Well, again I slept in this morning and I am going to have to make sure I get to bed by midnight or 12:30am. If I can work out in the morning at 7am instead of 6am then I may be able to workout. I will try that on Saturday, I can’t do it tomorrow because I have work early tomorrow. Anyways, so I did my workout and it was Carmen Electra’s Hip-Hop DVD and it was good. I liked it, but it showed me how much I am not coordinated. It will take practice.

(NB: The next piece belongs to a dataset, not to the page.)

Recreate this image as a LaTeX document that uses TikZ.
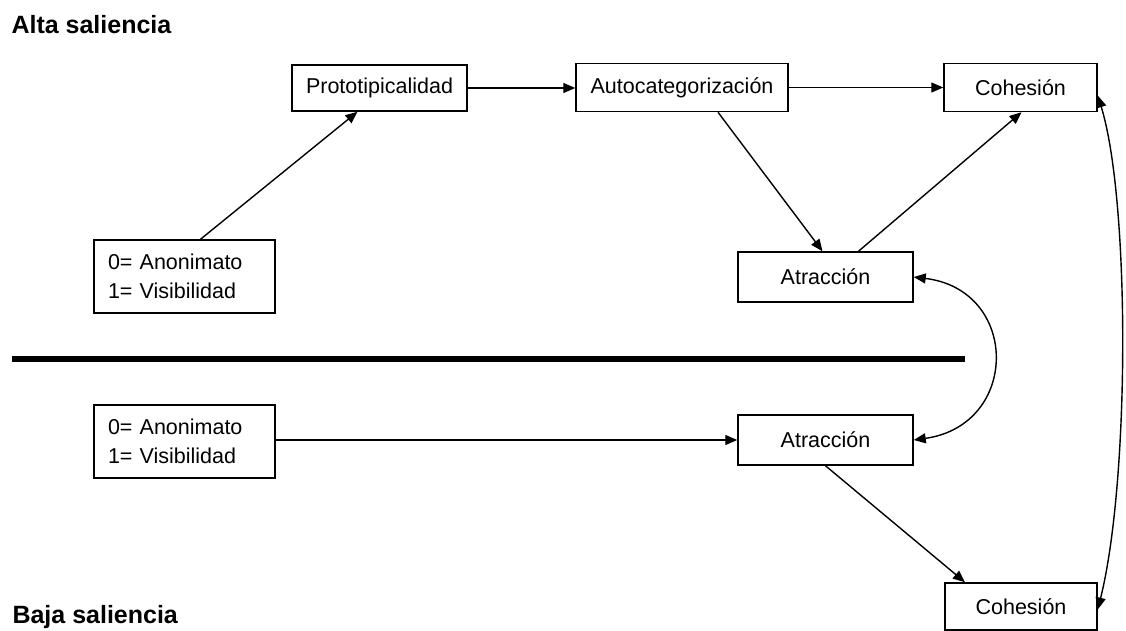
\documentclass[tikz,border=0pt]{standalone}
\usepackage{fontspec}
\setmainfont{Liberation Sans}
\usetikzlibrary{arrows.meta}
\begin{document}
\begin{tikzpicture}[x=1pt,y=-1pt,
  box/.style={draw,line width=1.5pt,minimum height=46pt,inner sep=0pt,font=\fontsize{21.5}{25}\selectfont},
  anonbox/.style={box,minimum width=181pt,minimum height=73pt,inner xsep=14pt,text width=153pt,align=left,font=\fontsize{21.5}{29}\selectfont},
  conn/.style={line width=1.4pt,-{Triangle[length=12pt,width=10pt]}},
  both/.style={line width=1.4pt,{Triangle[length=12pt,width=10pt]}-{Triangle[length=12pt,width=10pt]}},
  title/.style={font=\bfseries\fontsize{25}{29}\selectfont,anchor=west}]
\useasboundingbox[fill=white] (0,0) rectangle (1126,631);
\node[title] (alta) at (8,25) {Alta saliencia};
\node[title] (baja) at (9,617) {Baja saliencia};
\node[box,minimum width=175pt] (proto) at (379.5,88) {Prototipicalidad};
\node[box,minimum width=212pt,minimum height=48pt] (auto) at (682,87.5) {Autocategorización};
\node[box,minimum width=153pt,minimum height=48pt] (coh1) at (1020.5,87.5) {Cohesión};
\node[anonbox] (anon1) at (184.5,276.5) {0= Anonimato\\1= Visibilidad};
\node[box,minimum width=175pt,minimum height=50pt] (atr1) at (825.5,277) {Atracción};
\node[anonbox] (anon2) at (184.5,441.5) {0= Anonimato\\1= Visibilidad};
\node[box,minimum width=175pt,minimum height=50pt] (atr2) at (825.5,440) {Atracción};
\node[box,minimum width=152pt,minimum height=47pt] (coh2) at (1021,606.5) {Cohesión};
\coordinate (l1) at (12,359);
\coordinate (l2) at (965,359);
\draw[line width=5.5pt] (l1) -- (l2);
\draw[conn] ([xshift=16pt]anon1.north) -- ([xshift=-22pt]proto.south);
\draw[conn] (proto.east) -- (proto.east -| auto.west);
\draw[conn] (auto.east) -- (coh1.west);
\draw[conn] ([xshift=36pt]auto.south) -- ([xshift=-3pt]atr1.north);
\draw[conn] ([xshift=33pt]atr1.north) -- ([xshift=1pt]coh1.south);
\draw[both] (atr1.east) .. controls (1020,290) and (1020,425) .. (atr2.east);
\draw[conn] (anon2.east |- atr2.west) -- (atr2.west);
\draw[conn] ([xshift=0pt]atr2.south) -- ([xshift=-56pt]coh2.north);
\draw[both] ([yshift=-8pt]coh1.east) .. controls (1130,200) and (1130,480) .. ([yshift=-3pt]coh2.east);
\end{tikzpicture}
\end{document}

The rest of the day was good. I went home and got to eat my regular foods that I have been eating the past few days. I can tell that it is working because I don’t feel like eating as much as I used too. I also am going longer without food and not minding it as much. I am glad because that means I can get more things done too. At times I want to go without my shake at night, but I know if I don’t take it I will over eat the next morning.
Anyways, so today I am not thinking of food as much as I am thinking of want/needing a boyfriend. I am the type of woman that loves to be in a relationship and put my all into it as long as the other party wants the same things. I am willing to work on a relationship with someone, but most guys that talk to me just want sex and nothing more from me. I guess I am more fu**able then I am met for a relationship. So maybe I am doomed to be single because of my old fashion values. I guess that I am met to be an old maid. If that is what is meant to be then I will have to go to Lover’s Lane more often to get some toys.
Thanks for listening and any suggestions are nice.